Наука как система с рефлексией
Понятие рефлексирующей системы
Что такое научная рефлексия?
Термин «рефлексия» в той или иной степени знаком каждому. Под рефлексией понимают самопознание, способность человека осознавать самого себя, свою деятельность, своё поведение. Применение этого термина к науке может вызвать некоторое недоумение и поэтому нуждается в разъяснении. Действительно, разве наука познает себя, разве в этом её задача? Очевидно, что по крайней мере естествознание нацелено не на изучение науки, а на изучение природных явлений. Но, строго говоря, самих себя не изучают и гуманитарные дисциплины.

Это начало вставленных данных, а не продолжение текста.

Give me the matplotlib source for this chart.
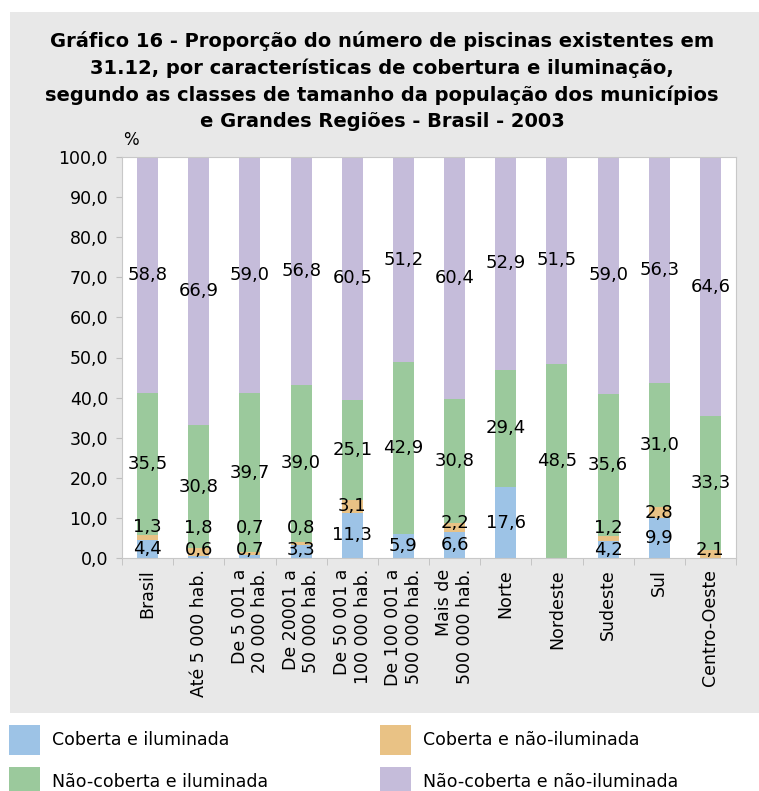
import matplotlib.pyplot as plt
from matplotlib.patches import Rectangle
import numpy as np

categorias = ["Brasil", "Até 5 000 hab.", "De 5 001 a\n20 000 hab.", "De 20001 a\n50 000 hab.",
              "De 50 001 a\n100 000 hab.", "De 100 001 a\n500 000 hab.", "Mais de\n500 000 hab.",
              "Norte", "Nordeste", "Sudeste", "Sul", "Centro-Oeste"]
cob_ilum = [4.4, 0.6, 0.7, 3.3, 11.3, 5.9, 6.6, 17.6, 0.0, 4.2, 9.9, 0.0]
cob_nao_ilum = [1.3, 1.8, 0.7, 0.8, 3.1, 0.0, 2.2, 0.0, 0.0, 1.2, 2.8, 2.1]
nao_cob_ilum = [35.5, 30.8, 39.7, 39.0, 25.1, 42.9, 30.8, 29.4, 48.5, 35.6, 31.0, 33.3]
nao_cob_nao_ilum = [58.8, 66.9, 59.0, 56.8, 60.5, 51.2, 60.4, 52.9, 51.5, 59.0, 56.3, 64.6]

series = [cob_ilum, cob_nao_ilum, nao_cob_ilum, nao_cob_nao_ilum]
nomes = ["Coberta e iluminada", "Coberta e não-iluminada",
         "Não-coberta e iluminada", "Não-coberta e não-iluminada"]
cores = ["#9dc3e6", "#e9c285", "#9bc99c", "#c5bcda"]

fig = plt.figure(figsize=(7.59, 7.91), dpi=100)
fig.patch.set_facecolor("white")
fig.add_artist(Rectangle((10/759, 1-713/791), 1-10/759, 701/791, transform=fig.transFigure,
                         facecolor="#e8e8e8", edgecolor="none", zorder=-10))

ax = fig.add_axes([122/759, 1-558/791, 614/759, 401/791])
ax.set_facecolor("white")

x = np.arange(len(categorias))
base = np.zeros(len(categorias))
label_pos = [[] for _ in categorias]
for vals, cor in zip(series, cores):
    vals = np.array(vals)
    ax.bar(x, vals, width=0.41, bottom=base, color=cor, edgecolor="none")
    for i in range(len(x)):
        if vals[i] > 0:
            label_pos[i].append((base[i] + vals[i] / 2, vals[i]))
    base = base + vals

# labels: centered, pushed up a bit when small segments would overlap
for i in range(len(x)):
    prev = 2.0 - 5.5
    for yc, v in label_pos[i]:
        y = max(yc, prev + 5.5)
        ax.text(x[i], y, f"{v:.1f}".replace(".", ","), ha="center", va="center", fontsize=13)
        prev = y

ax.set_xlim(-0.5, len(x) - 0.5)
ax.set_ylim(0, 100)
ax.set_yticks(np.arange(0, 101, 10))
ax.set_yticklabels([f"{v:.1f}".replace(".", ",") for v in np.arange(0, 101, 10)], fontsize=12.5)
ax.set_xticks(x)
ax.set_xticklabels(categorias, rotation=90, fontsize=12.5, ha="center", va="top", multialignment="right")
ax.set_xticks(np.arange(-0.5, len(x), 1), minor=True)
ax.tick_params(axis="x", which="major", length=0, pad=8)
ax.tick_params(axis="x", which="minor", length=5, color="#bfbfbf")
ax.tick_params(axis="y", length=4, color="#bfbfbf", pad=6)
for s in ax.spines.values():
    s.set_color("#c8c8c8")

fig.text(131/759, 1-140/791, "%", ha="center", va="center", fontsize=12)
fig.text(382/759, 1-81/791,
         "Gráfico 16 - Proporção do número de piscinas existentes em\n"
         "31.12, por características de cobertura e iluminação,\n"
         "segundo as classes de tamanho da população dos municípios\n"
         "e Grandes Regiões - Brasil - 2003",
         ha="center", va="center", fontsize=14, fontweight="bold", linespacing=1.46)

# legend
leg_x = [9, 380, 9, 380]
leg_y = [725, 725, 767, 767]
for nome, cor, lx, ly in zip(nomes, cores, leg_x, leg_y):
    fig.add_artist(Rectangle((lx/759, 1-(ly+30)/791), 31/759, 30/791, transform=fig.transFigure,
                             facecolor=cor, edgecolor="none"))
    fig.text((lx+43)/759, 1-(ly+15)/791, nome, ha="left", va="center", fontsize=12.5)

fig.savefig("out.png", dpi=100)
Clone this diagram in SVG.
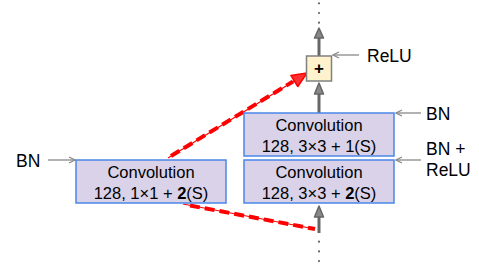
<svg xmlns="http://www.w3.org/2000/svg" width="479" height="266" viewBox="0 0 479 266">
<defs>
<style>
.box{fill:#d9d2e9;stroke:#4a86e8;stroke-width:1.5}
.plus{fill:#fff2cc;stroke:#808080;stroke-width:1.5}
.t{font-family:"Liberation Sans",Arial,sans-serif;font-size:16.5px;fill:#000}
.lbl{font-family:"Liberation Sans",Arial,sans-serif;font-size:17.5px;fill:#000}
.main{stroke:#666;stroke-width:3;fill:none}
.head{fill:#888;stroke:#666;stroke-width:1.5;stroke-linejoin:round}
.dots{stroke:#666;stroke-width:2.2;stroke-linecap:round;stroke-dasharray:0 9.7;fill:none}
.thin{stroke:#888;stroke-width:1.3;fill:none}
.rthin{stroke:#ff0000;stroke-width:1.2;fill:none}
.rdash{stroke:#ff0000;stroke-width:4;stroke-dasharray:10 5;fill:none}
</style>
<marker id="ah" markerWidth="8" markerHeight="8" refX="7" refY="4" orient="auto" markerUnits="userSpaceOnUse">
<path d="M1,1 L7,4 L1,7" fill="none" stroke="#888" stroke-width="1.2"/>
</marker>
</defs>
<g id="connectors">
<line class="dots" x1="319" y1="3.3" x2="319" y2="24"/>
<line class="main" x1="319" y1="56" x2="319" y2="34"/>
<polygon class="head" points="319,28 314.5,38 323.5,38"/>
<line class="main" x1="319" y1="113" x2="319" y2="90"/>
<polygon class="head" points="319,83 314.5,94 323.5,94"/>
<line class="main" x1="319" y1="233" x2="319" y2="212"/>
<polygon class="head" points="319,206 314.5,217 323.5,217"/>
<line class="dots" x1="319" y1="241.7" x2="319" y2="266"/>
<line class="thin" x1="359" y1="55" x2="333" y2="55" marker-end="url(#ah)"/>
<line class="thin" x1="421" y1="113" x2="396" y2="113" marker-end="url(#ah)"/>
<line class="thin" x1="421" y1="160" x2="396" y2="160" marker-end="url(#ah)"/>
<line class="thin" x1="48" y1="160" x2="75" y2="160" marker-end="url(#ah)"/>
<line class="rthin" x1="168" y1="158" x2="296" y2="80"/>
<line class="rdash" x1="171" y1="156" x2="293" y2="81.5"/>
<polygon points="307,73 297.8,86.5 290.9,75.4" fill="#ff3030" stroke="#ff0000" stroke-width="1.5" stroke-linejoin="round"/>
<line class="rthin" x1="183" y1="204" x2="315" y2="229"/>
<line class="rdash" x1="190" y1="205.5" x2="315" y2="229"/>
</g>
<g id="plus">
<rect class="plus" x="306.5" y="56" width="25" height="25"/>
<text x="319" y="74" text-anchor="middle" style="font-family:'Liberation Sans',Arial,sans-serif;font-size:17px;font-weight:bold">+</text>
</g>
<g id="conv2">
<rect class="box" x="244" y="113" width="150" height="43"/>
<text class="t" x="319" y="131" text-anchor="middle">Convolution</text>
<text class="t" x="319" y="152" text-anchor="middle">128, 3×3 + 1(S)</text>
</g>
<g id="conv1">
<rect class="box" x="244" y="160" width="150" height="43"/>
<text class="t" x="319" y="178" text-anchor="middle">Convolution</text>
<text class="t" x="319" y="199" text-anchor="middle">128, 3×3 + <tspan font-weight="bold">2</tspan>(S)</text>
</g>
<g id="shortcut">
<rect class="box" x="76" y="160" width="150" height="43"/>
<text class="t" x="151" y="178" text-anchor="middle">Convolution</text>
<text class="t" x="151" y="199" text-anchor="middle">128, 1×1 + <tspan font-weight="bold">2</tspan>(S)</text>
</g>
<g id="labels">
<text class="lbl" x="367" y="62">ReLU</text>
<text class="lbl" x="426" y="119.5">BN</text>
<text class="lbl" x="426" y="155">BN +</text>
<text class="lbl" x="426" y="175.5">ReLU</text>
<text class="lbl" x="16" y="166.5">BN</text>
</g>
</svg>
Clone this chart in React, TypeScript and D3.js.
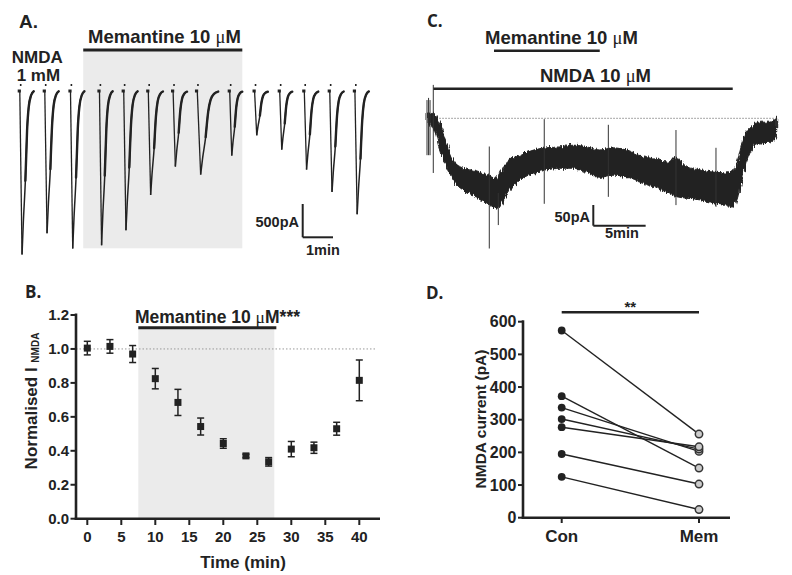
import React from 'react';
import * as d3 from 'd3';

// ---------- Panel A: evoked NMDA currents ----------
const sweepStartMin = [0, 0.825, 1.673, 2.63, 3.43, 4.24, 5.06, 5.85, 6.93, 7.75, 8.58, 9.39, 10.23, 11.06];
const sweepPeakPA = [2440, 2120, 2350, 2300, 2075, 1545, 1120, 1240, 955, 650, 865, 1165, 1500, 1835];
const sweepWidth = [1, 1, 1, 0.95, 1, 1.05, 1, 1.5, 0.9, 0.95, 0.9, 1, 1, 1];
const templateSec = [1, 5.4, 8, 12, 15.4, 18.6, 23.4, 28.6];
const templateFrac = [0, 1, 0.8, 0.546, 0.237, 0.093, 0.02, -0.005];
const memWindowA = [2.11, 7.36];

// ---------- Panel B: normalised current time course ----------
const bTime = [0, 3.33, 6.67, 10, 13.33, 16.67, 20, 23.33, 26.67, 30, 33.33, 36.67, 40];
const bMean = [1.005, 1.015, 0.97, 0.825, 0.685, 0.543, 0.443, 0.37, 0.335, 0.41, 0.418, 0.53, 0.815];
const bErr = [0.04, 0.04, 0.05, 0.06, 0.077, 0.05, 0.028, 0.01, 0.025, 0.045, 0.033, 0.038, 0.12];
const bYTicks = [0, 0.2, 0.4, 0.6, 0.8, 1.0, 1.2];
const bXTicks = [0, 5, 10, 15, 20, 25, 30, 35, 40];
const memWindowB = [7.5, 27.5];

// ---------- Panel C: bath NMDA current ----------
const cTime = [0, 0.3, 0.8, 1.2, 1.9, 2.5, 3.2, 4.1, 5.1, 6.0, 6.7, 7.3, 7.9, 8.9, 10.2, 11.4, 12.7, 14.0, 15.3, 16.5, 17.8, 19.1, 20.3, 21.6, 22.9, 23.9, 24.8, 26.1, 27.4, 28.6, 29.3, 29.6, 30.1, 30.5, 31.2, 31.8, 32.8, 33.4];
const cUpper = [12, 12, 8, -11, -57, -96, -112, -119, -126, -131, -138, -112, -96, -85, -73, -68, -66, -62, -66, -73, -68, -73, -85, -91, -101, -91, -112, -119, -124, -126, -119, -103, -57, -32, -15, -9, -9, 1];
const cLower = [-11, -15, -34, -73, -112, -142, -161, -172, -188, -200, -207, -188, -165, -142, -126, -119, -115, -115, -124, -136, -131, -135, -147, -158, -170, -181, -184, -188, -195, -200, -207, -188, -142, -103, -66, -57, -55, -45];
const spikeTime = [0, 0.15, 0.29, 0.6, 5.95, 6.81, 11.2, 17.32, 23.78, 27.6];
const spikeTop = [42, 47, 42, 77, -65, -172, -2, -15, -27, -68];
const spikeBottom = [-85, -85, -85, -126, -300, -246, -197, -181, -200, -204];
const memWindowC = [6.4, 16.5];
const nmdaWindowC = [0.6, 29.2];

// ---------- Panel D: paired currents ----------
const dGroups = ['Con', 'Mem'];
const dCon = [573, 372, 337, 302, 277, 195, 125];
const dMem = [256, 152, 203, 210, 217, 103, 25];
const dYTicks = [0, 100, 200, 300, 400, 500, 600];

const INK = '#222';
const SANS = '"Liberation Sans", Arial, sans-serif';
const LETTER = '"Open Sans", "Liberation Sans", sans-serif';
const SHADE = '#ebebeb';

const Mu = () => (
  <tspan fontFamily='"Liberation Serif", serif' fontWeight="normal">μ</tspan>
);

function PanelA() {
  const xA = d3.scaleLinear().domain([0, 1]).range([19.3, 49.6]);
  const yA = d3.scaleLinear().domain([0, 500]).range([92, 125.3]);
  const curve = d3.line<[number, number]>().x(d => d[0]).y(d => d[1]).curve(d3.curveMonotoneX);
  return (
    <g>
      <rect x={xA(memWindowA[0])} y={51} width={xA(memWindowA[1]) - xA(memWindowA[0])} height={248.3 - 51} fill={SHADE} />
      <text x={19} y={28} fontFamily={SANS} fontWeight="bold" fontSize={19} fill={INK}>A.</text>
      <text x={88} y={43} fontFamily={SANS} fontWeight="bold" fontSize={18.5} fill={INK}>Memantine 10 <Mu />M</text>
      <line x1={xA(memWindowA[0])} x2={xA(memWindowA[1])} y1={50} y2={50} stroke={INK} strokeWidth={3} />
      <text x={11.7} y={63} fontFamily={SANS} fontWeight="bold" fontSize={17} fill={INK}>NMDA</text>
      <text x={16.7} y={81} fontFamily={SANS} fontWeight="bold" fontSize={17} fill={INK}>1 mM</text>
      {sweepStartMin.map((t0, i) => {
        const amp = sweepPeakPA[i];
        const w = sweepWidth[i];
        const pts: [number, number][] = templateSec.map((s, k) => [
          xA(t0 + (s * w) / 60),
          yA(templateFrac[k] * amp),
        ]);
        const x0 = xA(t0);
        return (
          <g key={i}>
            <rect x={x0 - 1.6} y={89.5} width={3.2} height={3} fill={INK} />
            <rect x={x0 + 0.6} y={84} width={1.6} height={2} fill={INK} />
            <line x1={pts[0][0]} y1={pts[0][1]} x2={pts[1][0]} y2={pts[1][1]} stroke={INK} strokeWidth={1.3} />
            <path d={curve(pts.slice(1)) || ''} fill="none" stroke={INK} strokeWidth={1.5} />
            <path d={curve(pts.slice(3)) || ''} fill="none" stroke={INK} strokeWidth={2.4} strokeLinecap="round" />
          </g>
        );
      })}
      <line x1={302.7} x2={302.7} y1={204} y2={237.3} stroke={INK} strokeWidth={2} />
      <line x1={302.7} x2={xA(xA.invert(302.7) + 1)} y1={237.3} y2={237.3} stroke={INK} strokeWidth={2} />
      <text x={299} y={226.5} textAnchor="end" fontFamily={SANS} fontWeight="bold" fontSize={14.5} fill={INK}>500pA</text>
      <text x={306} y={255} fontFamily={SANS} fontWeight="bold" fontSize={14.5} fill={INK}>1min</text>
    </g>
  );
}

function PanelB() {
  const xB = d3.scaleLinear().domain([0, 40]).range([87.3, 359.3]);
  const yB = d3.scaleLinear().domain([0, 1.2]).range([518.7, 315]);
  const barY = yB(1.125);
  return (
    <g>
      <rect x={xB(memWindowB[0])} y={barY} width={xB(memWindowB[1]) - xB(memWindowB[0])} height={yB(0) - barY} fill={SHADE} />
      <line x1={76} x2={375} y1={yB(1)} y2={yB(1)} stroke="#999" strokeWidth={1} strokeDasharray="1.5 2" />
      <line x1={xB(memWindowB[0])} x2={xB(27.8)} y1={barY} y2={barY} stroke={INK} strokeWidth={3} />
      <text x={135} y={323} fontFamily={SANS} fontWeight="bold" fontSize={17.5} fill={INK}>Memantine 10 <Mu />M***</text>
      <text x={25} y={298} fontFamily={LETTER} fontWeight="bold" fontSize={17} fill={INK}>B.</text>
      <line x1={76} x2={76} y1={313.5} y2={520} stroke={INK} strokeWidth={2.6} />
      <line x1={74.7} x2={380} y1={yB(0)} y2={yB(0)} stroke={INK} strokeWidth={2.6} />
      {bYTicks.map(v => (
        <g key={v}>
          <line x1={70.5} x2={76} y1={yB(v)} y2={yB(v)} stroke={INK} strokeWidth={2} />
          <text x={69} y={yB(v) + 5.3} textAnchor="end" fontFamily={SANS} fontWeight="bold" fontSize={15} fill={INK}>{v.toFixed(1)}</text>
        </g>
      ))}
      {bXTicks.map(v => (
        <g key={v}>
          <line x1={xB(v)} x2={xB(v)} y1={yB(0)} y2={525} stroke={INK} strokeWidth={2} />
          <text x={xB(v)} y={541.5} textAnchor="middle" fontFamily={SANS} fontWeight="bold" fontSize={15} fill={INK}>{v}</text>
        </g>
      ))}
      <text x={243} y={568} textAnchor="middle" fontFamily={SANS} fontWeight="bold" fontSize={17} fill={INK}>Time (min)</text>
      <text transform="translate(36.7,401) rotate(-90)" textAnchor="middle" fontFamily={SANS} fontWeight="bold" fontSize={17} fill={INK}>
        Normalised I <tspan fontSize={10} dy={2.5}>NMDA</tspan>
      </text>
      {bTime.map((t, i) => (
        <g key={i}>
          <line x1={xB(t)} x2={xB(t)} y1={yB(bMean[i] - bErr[i])} y2={yB(bMean[i] + bErr[i])} stroke={INK} strokeWidth={1.5} />
          <line x1={xB(t) - 3.5} x2={xB(t) + 3.5} y1={yB(bMean[i] - bErr[i])} y2={yB(bMean[i] - bErr[i])} stroke={INK} strokeWidth={1.5} />
          <line x1={xB(t) - 3.5} x2={xB(t) + 3.5} y1={yB(bMean[i] + bErr[i])} y2={yB(bMean[i] + bErr[i])} stroke={INK} strokeWidth={1.5} />
          <rect x={xB(t) - 3.5} y={yB(bMean[i]) - 3.5} width={7} height={7} fill={INK} />
        </g>
      ))}
    </g>
  );
}

function PanelC() {
  const xC = d3.scaleLinear().domain([0, 5]).range([427, 479.35]);
  const yC = d3.scaleLinear().domain([0, -50]).range([118.3, 140]);
  const area = d3
    .area<number>()
    .x((_, i) => xC(cTime[i]))
    .y0((_, i) => yC(cLower[i]))
    .y1((_, i) => yC(cUpper[i]))
    .curve(d3.curveMonotoneX);
  return (
    <g>
      <defs>
        <filter id="traceNoise" x="-5%" y="-30%" width="110%" height="160%">
          <feTurbulence type="fractalNoise" baseFrequency="0.9 0.06" numOctaves={2} seed={4} result="turb" />
          <feDisplacementMap in="SourceGraphic" in2="turb" scale={6} xChannelSelector="B" yChannelSelector="G" />
        </filter>
      </defs>
      <text x={427} y={26.7} fontFamily={LETTER} fontWeight="bold" fontSize={17} fill={INK}>C.</text>
      <text x={485} y={44} fontFamily={SANS} fontWeight="bold" fontSize={18.5} fill={INK}>Memantine 10 <Mu />M</text>
      <line x1={xC(memWindowC[0])} x2={xC(memWindowC[1])} y1={50.7} y2={50.7} stroke={INK} strokeWidth={2.5} />
      <text x={595.5} y={82} textAnchor="middle" fontFamily={SANS} fontWeight="bold" fontSize={18.5} fill={INK}>NMDA 10 <Mu />M</text>
      <line x1={xC(nmdaWindowC[0])} x2={xC(nmdaWindowC[1])} y1={88.7} y2={88.7} stroke={INK} strokeWidth={2.5} />
      <line x1={xC(nmdaWindowC[0])} x2={777} y1={yC(0)} y2={yC(0)} stroke="#888" strokeWidth={1} strokeDasharray="1.5 1.5" />
      <path d={area(cTime) || ''} fill={INK} stroke={INK} strokeWidth={1} filter="url(#traceNoise)" />
      {spikeTime.map((t, i) => (
        <line key={i} x1={xC(t)} x2={xC(t)} y1={yC(spikeTop[i])} y2={yC(spikeBottom[i])} stroke="#333" strokeWidth={1} />
      ))}
      <line x1={593.3} x2={593.3} y1={205} y2={225.7} stroke={INK} strokeWidth={2} />
      <line x1={593.3} x2={xC(xC.invert(593.3) + 5)} y1={225.7} y2={225.7} stroke={INK} strokeWidth={2} />
      <text x={590} y={221.5} textAnchor="end" fontFamily={SANS} fontWeight="bold" fontSize={14.5} fill={INK}>50pA</text>
      <text x={605} y={238.3} fontFamily={SANS} fontWeight="bold" fontSize={14.5} fill={INK}>5min</text>
    </g>
  );
}

function PanelD() {
  const yD = d3.scaleLinear().domain([0, 600]).range([517.7, 321.7]);
  const xD = d3.scalePoint<string>().domain(dGroups).range([561.7, 699]);
  const xc = xD('Con') as number;
  const xm = xD('Mem') as number;
  return (
    <g>
      <text x={426} y={299} fontFamily={LETTER} fontWeight="bold" fontSize={17} fill={INK}>D.</text>
      <line x1={xc} x2={xm} y1={yD(629)} y2={yD(629)} stroke={INK} strokeWidth={2.5} />
      <text x={(xc + xm) / 2} y={312} textAnchor="middle" fontFamily={SANS} fontWeight="bold" fontSize={15} fill={INK}>**</text>
      <line x1={523} x2={523} y1={320.3} y2={519} stroke={INK} strokeWidth={2.6} />
      <line x1={521.7} x2={730} y1={yD(0)} y2={yD(0)} stroke={INK} strokeWidth={2.6} />
      {dYTicks.map(v => (
        <g key={v}>
          <line x1={518} x2={523} y1={yD(v)} y2={yD(v)} stroke={INK} strokeWidth={2} />
          <text x={516.5} y={yD(v) + 5.5} textAnchor="end" fontFamily={SANS} fontWeight="bold" fontSize={16} fill={INK}>{v}</text>
        </g>
      ))}
      {dGroups.map(g => (
        <g key={g}>
          <line x1={xD(g)} x2={xD(g)} y1={yD(0)} y2={523} stroke={INK} strokeWidth={2} />
          <text x={xD(g)} y={541.7} textAnchor="middle" fontFamily={SANS} fontWeight="bold" fontSize={17} fill={INK}>{g}</text>
        </g>
      ))}
      <text transform="translate(485.5,419) rotate(-90)" textAnchor="middle" fontFamily={SANS} fontWeight="bold" fontSize={15.5} fill={INK}>NMDA current (pA)</text>
      {dCon.map((c, i) => (
        <line key={'l' + i} x1={xc} x2={xm} y1={yD(c)} y2={yD(dMem[i])} stroke={INK} strokeWidth={1.4} />
      ))}
      {dCon.map((c, i) => (
        <circle key={'c' + i} cx={xc} cy={yD(c)} r={3.9} fill={INK} />
      ))}
      {dMem.map((m, i) => (
        <circle key={'m' + i} cx={xm} cy={yD(m)} r={3.7} fill="#ccc" stroke="#333" strokeWidth={1.5} />
      ))}
    </g>
  );
}

export default function App() {
  return (
    <svg
      width={792}
      height={575}
      viewBox="0 0 792 575"
      style={{ position: 'absolute', left: 0, top: 0, background: '#fff' }}
    >
      <rect x={0} y={0} width={792} height={575} fill="#fff" />
      <PanelA />
      <PanelB />
      <PanelC />
      <PanelD />
    </svg>
  );
}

Науковедение, например, строит знания не о себе, а о физике, химии, биологии... Короче, наука познает внешние по отношению к ней явления, но никак не себя самое.
Все это так, и тем не менее наука не существует без описания экспериментов и методов исследования, без формулировки своих задач, без обсуждения предмета отдельных дисциплин... Более того, при ближайшем рассмотрении довольно легко придти к выводу, что фактически почти все в науке сводится к рефлексии. Кое-что, разумеется, надо отбросить с самого начала. Рассмотрим это более подробно. Стоит хотя бы бегло просмотреть с десяток учебных курсов или монографий из разных областей знания, и мы найдём уйму сведений и об истории этих областей, и о закономерностях их развития. Выше уже приводилось немало цитат подобного рода. Нет никаких оснований относить все это к научной рефлексии. Просто любой учёный, будучи химиком или биологом, может в то же время интересоваться и живописью, и историей своей науки, и теорией познания. Живописью или историей в данном случае интересуется физик, а не физика, учёный, а не наука.